New cultural contexts demand new metaphors, so in place of the hypodermic needle, we call this the “Zombie Bite” model of YouTube radicalization. The reference is to [an August 2019] working paper (the most comprehensive quantitative analysis of YouTube politics to date) which deems people who comment on videos produced by figures associated with the “Alt-Right” as “infected,” and that this “infection” spreads.

We think this theory is incomplete, and potentially misleading. And we think that it has rapidly gained a place in the center of the study of media and politics on YouTube because it implies an obvious policy solution—one which is flattering to the journalists and academics studying the phenomenon. If only Google (which owns YouTube) would accept lower profits by changing the algorithm governing the recommendation engine, the alternative media would diminish in power and we would regain our place as the gatekeepers of knowledge. This is wishful thinking that undersells the importance of YouTube politics as a whole.

Munger and Phillips implore journalists and scholars studying social-media effects “to be much more explicit in deploying research designs that are capable of falsifying the strong Zombie Bite theory” of YouTube radicalization.

“Normatively, we desperately hope the strong version of the theory is false,” they add. “If far-right content on YouTube is uniquely powerful, zombifying people after a single exposure, liberal democracy is in a very dark place indeed.” Fortunately, the evidence suggests otherwise.

The August paper referenced (“Auditing Radicalization Pathways on YouTube”) ultimately failed “to demonstrate that the algorithm has a noteworthy effect on the audience for Alt-Right content,” write Munger and Phillips:

A random walk algorithm beginning at an Alt-Lite video and taking 5 steps randomly selecting one of the ten recommended videos will only be recommended a video from the Alt-Right approximately one out every 1,700 trips.

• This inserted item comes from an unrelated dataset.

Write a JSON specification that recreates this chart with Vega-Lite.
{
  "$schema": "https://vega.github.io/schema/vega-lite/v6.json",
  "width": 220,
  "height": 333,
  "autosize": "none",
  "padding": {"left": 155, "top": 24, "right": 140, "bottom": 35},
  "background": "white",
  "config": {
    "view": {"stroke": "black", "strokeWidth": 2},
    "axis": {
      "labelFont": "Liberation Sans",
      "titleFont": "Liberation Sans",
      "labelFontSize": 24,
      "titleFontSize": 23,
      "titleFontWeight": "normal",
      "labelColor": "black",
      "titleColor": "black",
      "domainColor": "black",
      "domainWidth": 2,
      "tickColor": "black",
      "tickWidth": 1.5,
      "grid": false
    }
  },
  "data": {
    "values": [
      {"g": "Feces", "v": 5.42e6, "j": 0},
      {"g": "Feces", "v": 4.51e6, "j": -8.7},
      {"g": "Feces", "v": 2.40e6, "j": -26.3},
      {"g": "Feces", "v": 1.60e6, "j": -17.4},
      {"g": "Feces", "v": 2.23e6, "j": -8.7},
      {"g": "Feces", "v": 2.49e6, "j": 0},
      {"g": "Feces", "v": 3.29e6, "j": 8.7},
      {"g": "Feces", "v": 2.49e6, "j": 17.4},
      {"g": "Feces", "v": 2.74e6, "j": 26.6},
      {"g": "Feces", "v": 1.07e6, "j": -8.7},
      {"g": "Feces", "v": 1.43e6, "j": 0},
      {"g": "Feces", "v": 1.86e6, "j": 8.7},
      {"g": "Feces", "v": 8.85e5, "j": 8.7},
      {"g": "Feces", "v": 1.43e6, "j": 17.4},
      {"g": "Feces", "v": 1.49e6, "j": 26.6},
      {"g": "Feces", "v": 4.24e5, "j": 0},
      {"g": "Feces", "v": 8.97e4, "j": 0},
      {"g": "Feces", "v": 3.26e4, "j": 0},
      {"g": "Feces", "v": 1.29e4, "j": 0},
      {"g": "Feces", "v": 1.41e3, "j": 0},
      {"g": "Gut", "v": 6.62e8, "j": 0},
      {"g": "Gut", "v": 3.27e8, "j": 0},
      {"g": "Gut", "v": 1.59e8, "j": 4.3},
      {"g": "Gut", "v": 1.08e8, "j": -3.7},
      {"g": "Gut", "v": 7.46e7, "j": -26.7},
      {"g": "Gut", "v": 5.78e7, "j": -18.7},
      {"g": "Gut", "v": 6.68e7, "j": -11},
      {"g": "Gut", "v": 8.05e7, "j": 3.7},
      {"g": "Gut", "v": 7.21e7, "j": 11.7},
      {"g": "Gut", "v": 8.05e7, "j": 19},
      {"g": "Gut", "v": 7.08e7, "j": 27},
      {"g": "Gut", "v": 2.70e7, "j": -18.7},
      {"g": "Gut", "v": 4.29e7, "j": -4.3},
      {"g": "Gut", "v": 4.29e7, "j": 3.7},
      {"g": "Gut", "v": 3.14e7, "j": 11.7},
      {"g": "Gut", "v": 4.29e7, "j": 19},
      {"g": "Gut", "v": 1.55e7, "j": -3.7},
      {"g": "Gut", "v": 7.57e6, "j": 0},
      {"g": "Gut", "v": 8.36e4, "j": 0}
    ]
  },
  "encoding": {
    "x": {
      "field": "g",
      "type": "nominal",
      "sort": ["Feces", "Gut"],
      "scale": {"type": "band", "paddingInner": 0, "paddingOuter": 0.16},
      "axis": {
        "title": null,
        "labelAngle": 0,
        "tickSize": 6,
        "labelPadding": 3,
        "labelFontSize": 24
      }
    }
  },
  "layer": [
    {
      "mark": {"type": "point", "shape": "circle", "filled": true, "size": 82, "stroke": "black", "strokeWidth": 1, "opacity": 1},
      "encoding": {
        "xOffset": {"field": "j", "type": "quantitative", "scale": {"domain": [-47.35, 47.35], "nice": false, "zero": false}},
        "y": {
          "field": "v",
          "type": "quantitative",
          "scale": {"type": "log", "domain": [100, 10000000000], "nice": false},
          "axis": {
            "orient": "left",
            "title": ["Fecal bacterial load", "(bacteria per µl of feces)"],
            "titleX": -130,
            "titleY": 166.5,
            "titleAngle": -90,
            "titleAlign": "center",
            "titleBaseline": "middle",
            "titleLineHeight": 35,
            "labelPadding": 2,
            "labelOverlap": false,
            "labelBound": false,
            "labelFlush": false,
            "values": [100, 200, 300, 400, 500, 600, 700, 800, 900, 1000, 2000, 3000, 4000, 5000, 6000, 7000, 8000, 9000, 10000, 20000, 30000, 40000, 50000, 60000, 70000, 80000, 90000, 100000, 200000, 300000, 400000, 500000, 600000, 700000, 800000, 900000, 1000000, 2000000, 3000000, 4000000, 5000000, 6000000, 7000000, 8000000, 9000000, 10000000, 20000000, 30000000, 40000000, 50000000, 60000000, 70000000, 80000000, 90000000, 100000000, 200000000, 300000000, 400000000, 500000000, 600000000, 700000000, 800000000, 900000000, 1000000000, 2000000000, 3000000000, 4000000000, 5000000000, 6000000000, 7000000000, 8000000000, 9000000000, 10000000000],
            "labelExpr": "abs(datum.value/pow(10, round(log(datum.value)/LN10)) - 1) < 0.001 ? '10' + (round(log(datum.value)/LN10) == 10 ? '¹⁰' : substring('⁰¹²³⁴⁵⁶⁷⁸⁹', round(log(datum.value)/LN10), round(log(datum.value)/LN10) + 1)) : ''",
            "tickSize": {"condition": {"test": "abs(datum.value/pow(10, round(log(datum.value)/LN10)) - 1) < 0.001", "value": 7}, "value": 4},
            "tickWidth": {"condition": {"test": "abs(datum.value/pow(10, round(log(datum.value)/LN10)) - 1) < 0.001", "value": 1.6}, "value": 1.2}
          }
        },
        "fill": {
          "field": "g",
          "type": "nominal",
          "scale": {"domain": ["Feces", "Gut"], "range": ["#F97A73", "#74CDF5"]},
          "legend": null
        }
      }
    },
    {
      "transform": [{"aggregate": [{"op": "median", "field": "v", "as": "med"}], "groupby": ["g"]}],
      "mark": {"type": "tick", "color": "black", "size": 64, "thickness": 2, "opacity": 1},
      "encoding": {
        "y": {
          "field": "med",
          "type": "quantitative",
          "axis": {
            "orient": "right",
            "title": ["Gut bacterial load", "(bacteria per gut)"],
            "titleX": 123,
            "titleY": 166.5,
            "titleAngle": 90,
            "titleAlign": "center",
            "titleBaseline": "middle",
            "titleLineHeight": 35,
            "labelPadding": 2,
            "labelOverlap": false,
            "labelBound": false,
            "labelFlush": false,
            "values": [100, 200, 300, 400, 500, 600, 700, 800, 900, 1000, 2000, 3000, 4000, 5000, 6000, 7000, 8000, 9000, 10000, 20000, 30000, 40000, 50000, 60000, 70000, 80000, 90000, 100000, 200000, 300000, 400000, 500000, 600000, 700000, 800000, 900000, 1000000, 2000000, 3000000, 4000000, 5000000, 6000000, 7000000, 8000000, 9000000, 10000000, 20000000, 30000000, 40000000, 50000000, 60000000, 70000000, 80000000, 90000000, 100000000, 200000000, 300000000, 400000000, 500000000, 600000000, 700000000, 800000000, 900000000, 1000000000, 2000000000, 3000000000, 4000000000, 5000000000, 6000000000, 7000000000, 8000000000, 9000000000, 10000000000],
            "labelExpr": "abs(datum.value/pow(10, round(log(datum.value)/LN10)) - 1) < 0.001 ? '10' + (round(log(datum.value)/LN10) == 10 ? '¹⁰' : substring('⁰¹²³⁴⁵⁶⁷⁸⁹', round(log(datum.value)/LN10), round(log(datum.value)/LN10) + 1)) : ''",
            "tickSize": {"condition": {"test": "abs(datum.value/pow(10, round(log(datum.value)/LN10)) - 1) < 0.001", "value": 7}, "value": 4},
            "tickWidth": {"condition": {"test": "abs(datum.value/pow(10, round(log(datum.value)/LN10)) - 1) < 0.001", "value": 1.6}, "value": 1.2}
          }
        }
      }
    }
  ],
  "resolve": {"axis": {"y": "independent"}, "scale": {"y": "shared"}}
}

For a random walker beginning at a “control” video from the mainstream media, the probability is so small that it is difficult to see on the graph, but it is certainly no more common than one out of every 10,000 trips.

In their own analysis, they found:

• The most extreme branches of the [Alternative Influence Network] (the Alt-Right and Alt-Lite) have been in decline since mid-2017.
• However, the Alt-Right’s remaining audience is more engaged than any other audience, in terms of likes and comments per view on their videos.
• The bulk of the growth in terms of both video production and viewership over the past two years has come from the entry of mainstream conservatives into the YouTube marketplace.

What does that mean? For one, while viewers of less extreme videos may have indeed been recommended and consumed more extreme far-right content, that doesn’t necessarily mean they were enchanted by it. Now, with the entry of (relatively) more compelling mainstream conservative content on YouTube, it seems more people are watching that. And while some folks did get deeply into hateful and far-fringe content, YouTube did not create that audience, say the study authors.

Rather, “YouTube has affordances that make content creation easy for fringe political actors who tap into an existing base of disaffected individuals alienated from the mainstream, encouraging parasocial relationships.”

Munger and Phillips’ paper has received some pushback. Rebecca Lewis, author of a 2018 paper on the “Alternative Influence Network” paper on which they rely, said that the decline in alt-right and alt-light video viewership they measured could be explained by shifts in popular far-right content creators.

“Some of the creators she included in the list of Alternative Influence Network channels have lost popularity since her study was published, while others have emerged to take their place,” notes Wired. However, this latter group was not included in the Penn State researchers’ report. Munger said the findings are preliminary and part of a working paper.”